Earlier this year, our founder Jon gave a speech at an annual conference of the National Retail Federation that explored how we see Getaway in relation to the current trend of minimalism. Moreover, he explored why what we’re offering is actually a better option; we are providing what people might really be seeking when they take that first step toward simplifying their lives.
Getaway is about stripping away distractions and focusing on what really matters to you. It’s taking the central thesis of minimalism—you don’t really need all this stuff—and asking then next obvious question: what do you need to live a truly balanced life?
So we try to provide a few things we think we all need. The first is an opportunity to experience the restorative power of nature—to calm us, to inspire us, to force us to slow down, and to expand our perspective. The second is the time to nurture our relationships—with ourselves and with our loved ones. And the last is the luxury of experiences unmediated by technology.
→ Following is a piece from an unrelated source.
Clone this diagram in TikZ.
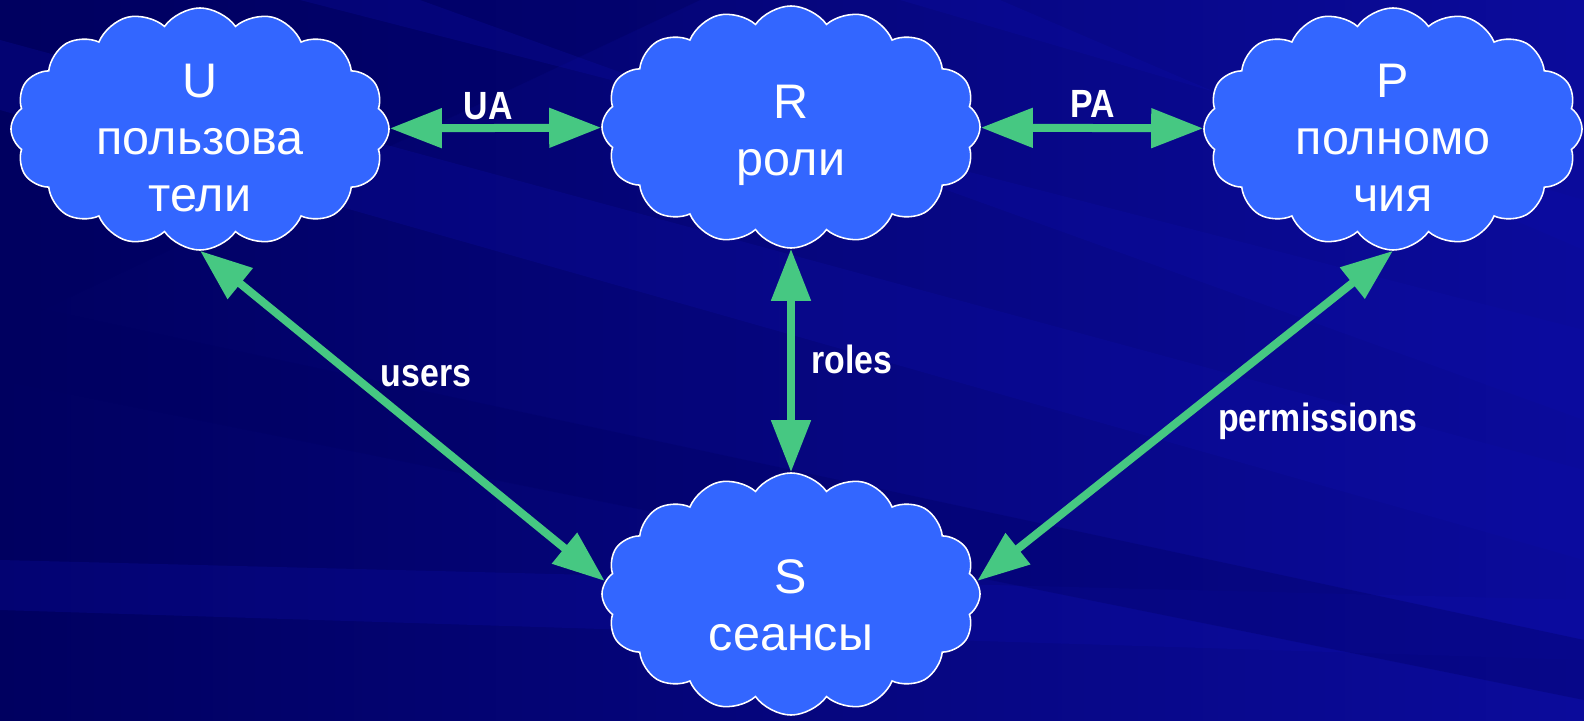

If you’ve been close to startup culture over the past decade or so, you’ve probably heard people use the word “disrupt” as a positive—disrupting an outdated industry or product. But we think of it in the more traditional, troublesome sense. Sure, technology powers our progress. But it also distracts us—pulling us away from things that may feel less urgent but are ultimately more important.
So at Getaway, we ask you to lock away your phone, and we encourage you to explore the world around you, and the ideas and feelings and relationships that matter to you.
Why Essentialism Matters
There’s a connection here to what all those minimalists are prescribing, a call to judge the things you own not by what they’re worth, but what they’re worth to you. But the focus with minimalism is still always on our things, or lack thereof—not on the people, the places, the memories, and the feelings that enrich us.
Those kinds of experiences can’t be entirely engineered. They’re personal and unpredictable. There’s no right way to do them. They’re also forgiving. Ask any new parent what their volume of “stuff” looks like, and you’ll quickly run up against the limits of minimalism. It can be useful to think intentionally about the things you own, but we don’t think you need to swear off creature comforts and embrace asceticism to find balance. In fact, we believe the only way to feel truly free and at ease is to have all the essentials—everything you need, nothing you don’t—taken care of. We all need stuff. But we also don’t need to dwell too hard on it.
Because we know our things are never really what makes our lives memorable and meaningful. It’s those early morning sunrises. Those quiet cups of coffee. Those late night talks. Those bursts of creativity that lead us in totally new directions. Those things that we do, and the people we do them with—that’s what we’ll remember a decade down the line.
This growing trend of centering our possessions—even in their absence— over our relationships is the antithesis of what Getaway is all about. So you’ll never catch us encouraging you to ruthlessly discard or needlessly sentimentalize your stuff. Because we’ve learned that what people really want is what we’re offering: unstructured time in a natural environment that already has everything you need, and nothing you don’t.